- Task directions
Copy the material below verbatim from the line with "Output the web" to the line with "2011, 2012, 2013];", both lines included, omitting pictures and every line outside that range.

(Source code of charts)
-----

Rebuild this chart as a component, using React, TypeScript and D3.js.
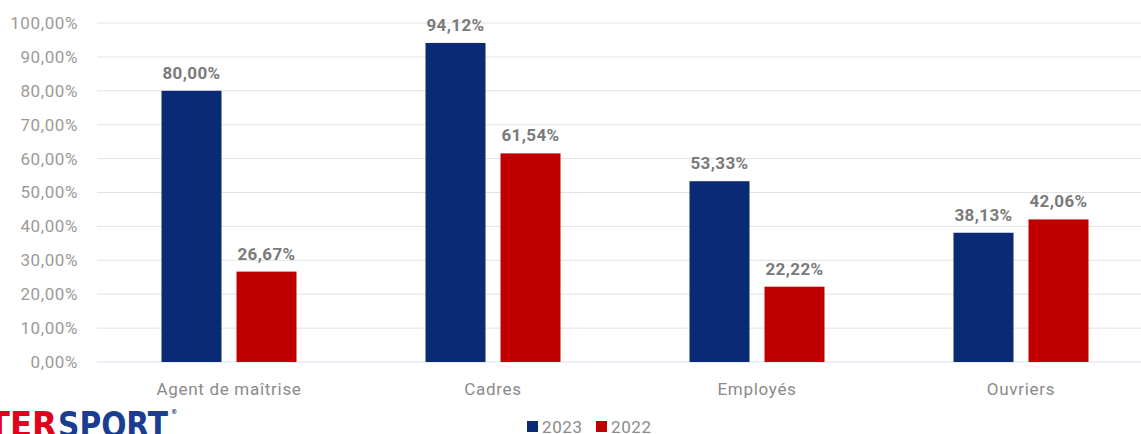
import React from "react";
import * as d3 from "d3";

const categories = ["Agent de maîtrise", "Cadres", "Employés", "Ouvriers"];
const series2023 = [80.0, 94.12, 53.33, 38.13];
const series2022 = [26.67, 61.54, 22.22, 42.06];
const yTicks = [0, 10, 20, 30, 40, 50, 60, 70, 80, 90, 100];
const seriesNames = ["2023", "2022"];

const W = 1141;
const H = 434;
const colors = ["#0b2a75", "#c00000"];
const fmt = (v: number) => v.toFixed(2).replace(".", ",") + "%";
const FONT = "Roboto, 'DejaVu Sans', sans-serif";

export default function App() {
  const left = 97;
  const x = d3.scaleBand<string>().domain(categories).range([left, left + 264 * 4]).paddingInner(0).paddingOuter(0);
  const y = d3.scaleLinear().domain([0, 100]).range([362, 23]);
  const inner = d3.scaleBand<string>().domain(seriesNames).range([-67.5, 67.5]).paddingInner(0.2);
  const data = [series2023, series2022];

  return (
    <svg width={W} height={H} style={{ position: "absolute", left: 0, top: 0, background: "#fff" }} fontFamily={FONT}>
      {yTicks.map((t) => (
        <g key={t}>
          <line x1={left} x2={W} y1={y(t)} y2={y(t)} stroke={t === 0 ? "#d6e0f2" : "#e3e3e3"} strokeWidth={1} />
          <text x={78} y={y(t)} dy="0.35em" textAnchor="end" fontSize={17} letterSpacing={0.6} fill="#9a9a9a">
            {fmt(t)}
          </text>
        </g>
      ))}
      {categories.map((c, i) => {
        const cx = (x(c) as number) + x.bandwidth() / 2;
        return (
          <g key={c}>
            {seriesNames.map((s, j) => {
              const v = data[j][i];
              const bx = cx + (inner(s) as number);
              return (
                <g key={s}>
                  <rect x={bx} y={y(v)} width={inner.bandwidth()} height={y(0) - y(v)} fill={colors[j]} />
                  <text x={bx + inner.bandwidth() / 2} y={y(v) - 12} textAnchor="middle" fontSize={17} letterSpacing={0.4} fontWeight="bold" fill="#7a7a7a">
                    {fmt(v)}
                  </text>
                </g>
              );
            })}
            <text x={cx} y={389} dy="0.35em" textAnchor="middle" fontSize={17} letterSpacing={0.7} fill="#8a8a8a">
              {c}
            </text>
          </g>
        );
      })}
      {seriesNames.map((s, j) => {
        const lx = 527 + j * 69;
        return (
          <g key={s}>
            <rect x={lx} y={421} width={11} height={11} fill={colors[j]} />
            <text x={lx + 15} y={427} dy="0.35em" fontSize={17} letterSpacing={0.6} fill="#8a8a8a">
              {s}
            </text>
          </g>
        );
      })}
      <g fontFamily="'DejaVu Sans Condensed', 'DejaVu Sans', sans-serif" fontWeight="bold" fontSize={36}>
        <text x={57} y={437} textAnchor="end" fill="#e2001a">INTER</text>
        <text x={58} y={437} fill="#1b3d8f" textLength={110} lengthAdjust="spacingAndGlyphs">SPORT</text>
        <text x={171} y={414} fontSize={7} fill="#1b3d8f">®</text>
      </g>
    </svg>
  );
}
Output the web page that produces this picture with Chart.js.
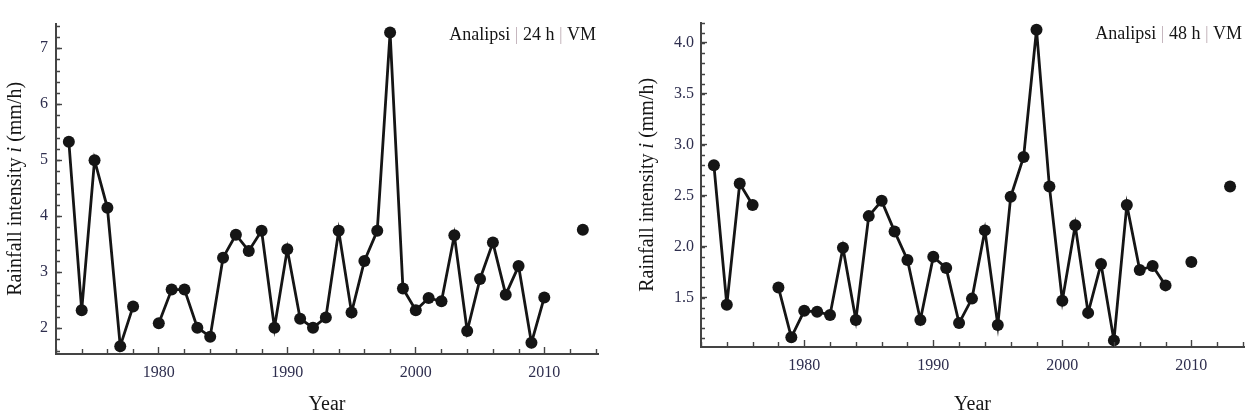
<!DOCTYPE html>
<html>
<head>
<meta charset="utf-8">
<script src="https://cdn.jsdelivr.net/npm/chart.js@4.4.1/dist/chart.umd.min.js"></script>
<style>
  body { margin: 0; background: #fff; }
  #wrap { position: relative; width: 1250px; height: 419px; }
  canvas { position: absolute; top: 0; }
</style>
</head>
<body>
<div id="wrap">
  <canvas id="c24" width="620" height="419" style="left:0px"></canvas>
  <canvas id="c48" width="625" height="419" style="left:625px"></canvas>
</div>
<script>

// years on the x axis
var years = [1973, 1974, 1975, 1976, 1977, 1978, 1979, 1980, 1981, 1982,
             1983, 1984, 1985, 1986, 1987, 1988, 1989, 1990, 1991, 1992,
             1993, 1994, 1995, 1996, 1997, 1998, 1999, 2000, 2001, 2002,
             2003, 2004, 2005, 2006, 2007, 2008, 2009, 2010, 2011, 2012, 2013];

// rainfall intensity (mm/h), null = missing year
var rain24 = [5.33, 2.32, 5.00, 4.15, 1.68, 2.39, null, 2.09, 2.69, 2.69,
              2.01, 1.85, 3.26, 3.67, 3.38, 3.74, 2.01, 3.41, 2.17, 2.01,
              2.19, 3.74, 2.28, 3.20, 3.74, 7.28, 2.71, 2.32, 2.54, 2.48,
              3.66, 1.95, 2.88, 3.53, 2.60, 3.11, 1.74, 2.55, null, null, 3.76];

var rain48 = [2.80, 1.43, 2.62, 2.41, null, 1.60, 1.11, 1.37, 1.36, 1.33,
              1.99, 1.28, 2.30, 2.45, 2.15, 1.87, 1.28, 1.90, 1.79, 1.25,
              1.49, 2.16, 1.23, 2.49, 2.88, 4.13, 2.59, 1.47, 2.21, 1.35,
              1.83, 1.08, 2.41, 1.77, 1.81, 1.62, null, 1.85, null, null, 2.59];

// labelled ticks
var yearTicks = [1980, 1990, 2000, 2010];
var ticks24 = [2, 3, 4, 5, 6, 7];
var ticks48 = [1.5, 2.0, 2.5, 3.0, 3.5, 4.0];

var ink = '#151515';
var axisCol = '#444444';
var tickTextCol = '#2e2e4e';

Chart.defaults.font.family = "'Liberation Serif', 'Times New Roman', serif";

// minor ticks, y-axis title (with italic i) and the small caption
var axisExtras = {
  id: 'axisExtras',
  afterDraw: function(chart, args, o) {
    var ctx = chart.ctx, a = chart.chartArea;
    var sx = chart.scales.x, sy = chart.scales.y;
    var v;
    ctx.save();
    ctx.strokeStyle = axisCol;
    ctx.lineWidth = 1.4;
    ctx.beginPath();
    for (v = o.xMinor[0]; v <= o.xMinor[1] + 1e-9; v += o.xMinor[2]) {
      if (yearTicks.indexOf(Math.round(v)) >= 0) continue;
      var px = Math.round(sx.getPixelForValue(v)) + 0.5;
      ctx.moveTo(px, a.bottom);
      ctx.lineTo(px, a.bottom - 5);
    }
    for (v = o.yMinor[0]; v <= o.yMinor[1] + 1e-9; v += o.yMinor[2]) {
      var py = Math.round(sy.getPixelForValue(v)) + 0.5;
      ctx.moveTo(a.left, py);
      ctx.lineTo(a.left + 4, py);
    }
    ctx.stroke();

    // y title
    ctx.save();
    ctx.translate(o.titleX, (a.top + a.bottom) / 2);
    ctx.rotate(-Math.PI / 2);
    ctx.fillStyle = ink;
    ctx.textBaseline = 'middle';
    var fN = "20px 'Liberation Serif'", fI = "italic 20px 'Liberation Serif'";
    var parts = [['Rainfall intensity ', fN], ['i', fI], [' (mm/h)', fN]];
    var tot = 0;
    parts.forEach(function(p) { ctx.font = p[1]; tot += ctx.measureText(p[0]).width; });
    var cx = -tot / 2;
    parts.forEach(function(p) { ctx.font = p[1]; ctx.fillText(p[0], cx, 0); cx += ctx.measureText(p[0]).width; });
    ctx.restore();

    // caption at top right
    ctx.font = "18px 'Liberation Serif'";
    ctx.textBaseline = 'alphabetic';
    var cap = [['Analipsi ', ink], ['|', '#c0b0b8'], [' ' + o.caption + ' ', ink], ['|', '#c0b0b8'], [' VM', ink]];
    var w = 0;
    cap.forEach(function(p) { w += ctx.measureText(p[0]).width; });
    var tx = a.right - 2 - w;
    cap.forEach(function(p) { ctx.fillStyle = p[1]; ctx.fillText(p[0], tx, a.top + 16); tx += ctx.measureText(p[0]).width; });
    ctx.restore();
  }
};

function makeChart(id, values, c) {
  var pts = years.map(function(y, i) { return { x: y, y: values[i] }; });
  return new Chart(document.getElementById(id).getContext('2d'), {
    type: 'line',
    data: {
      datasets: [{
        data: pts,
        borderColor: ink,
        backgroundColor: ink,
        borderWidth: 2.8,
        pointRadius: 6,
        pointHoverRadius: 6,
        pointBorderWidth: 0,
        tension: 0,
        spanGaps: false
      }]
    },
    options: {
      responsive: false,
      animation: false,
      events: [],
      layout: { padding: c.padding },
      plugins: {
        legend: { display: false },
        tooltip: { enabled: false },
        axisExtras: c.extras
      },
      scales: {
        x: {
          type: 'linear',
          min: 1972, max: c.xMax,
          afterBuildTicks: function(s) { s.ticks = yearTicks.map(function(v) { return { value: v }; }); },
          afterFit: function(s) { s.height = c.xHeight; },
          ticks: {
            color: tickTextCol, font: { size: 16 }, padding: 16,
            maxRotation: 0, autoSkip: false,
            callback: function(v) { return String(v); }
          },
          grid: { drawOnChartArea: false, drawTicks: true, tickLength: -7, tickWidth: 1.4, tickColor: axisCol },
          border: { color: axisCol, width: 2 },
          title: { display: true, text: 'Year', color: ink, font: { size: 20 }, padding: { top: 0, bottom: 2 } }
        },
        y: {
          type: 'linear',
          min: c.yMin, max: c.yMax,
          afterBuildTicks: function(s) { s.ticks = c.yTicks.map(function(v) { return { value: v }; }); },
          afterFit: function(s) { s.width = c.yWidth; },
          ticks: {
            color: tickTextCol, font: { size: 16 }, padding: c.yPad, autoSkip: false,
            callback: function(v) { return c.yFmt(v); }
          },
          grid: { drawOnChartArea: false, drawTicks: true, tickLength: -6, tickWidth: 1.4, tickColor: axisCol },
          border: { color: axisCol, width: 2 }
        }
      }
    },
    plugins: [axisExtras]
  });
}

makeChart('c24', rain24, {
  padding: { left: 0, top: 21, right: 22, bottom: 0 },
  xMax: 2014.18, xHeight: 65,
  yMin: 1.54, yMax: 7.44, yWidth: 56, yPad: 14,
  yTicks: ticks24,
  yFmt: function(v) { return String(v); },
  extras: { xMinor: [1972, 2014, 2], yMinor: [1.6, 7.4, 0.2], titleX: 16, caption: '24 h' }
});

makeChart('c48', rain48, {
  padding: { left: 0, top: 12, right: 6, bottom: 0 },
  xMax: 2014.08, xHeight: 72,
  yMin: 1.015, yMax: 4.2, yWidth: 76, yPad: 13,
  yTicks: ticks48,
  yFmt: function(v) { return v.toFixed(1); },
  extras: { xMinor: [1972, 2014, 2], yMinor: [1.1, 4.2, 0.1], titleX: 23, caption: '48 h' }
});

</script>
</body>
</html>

-----

- Response to the exercise
Output the web page that produces this picture with Chart.js.
<!DOCTYPE html>
<html>
<head>
<meta charset="utf-8">
<script src="https://cdn.jsdelivr.net/npm/chart.js@4.4.1/dist/chart.umd.min.js"></script>
<style>
  body { margin: 0; background: #fff; }
  #wrap { position: relative; width: 1250px; height: 419px; }
  canvas { position: absolute; top: 0; }
</style>
</head>
<body>
<div id="wrap">
  <canvas id="c24" width="620" height="419" style="left:0px"></canvas>
  <canvas id="c48" width="625" height="419" style="left:625px"></canvas>
</div>
<script>

// years on the x axis
var years = [1973, 1974, 1975, 1976, 1977, 1978, 1979, 1980, 1981, 1982,
             1983, 1984, 1985, 1986, 1987, 1988, 1989, 1990, 1991, 1992,
             1993, 1994, 1995, 1996, 1997, 1998, 1999, 2000, 2001, 2002,
             2003, 2004, 2005, 2006, 2007, 2008, 2009, 2010, 2011, 2012, 2013];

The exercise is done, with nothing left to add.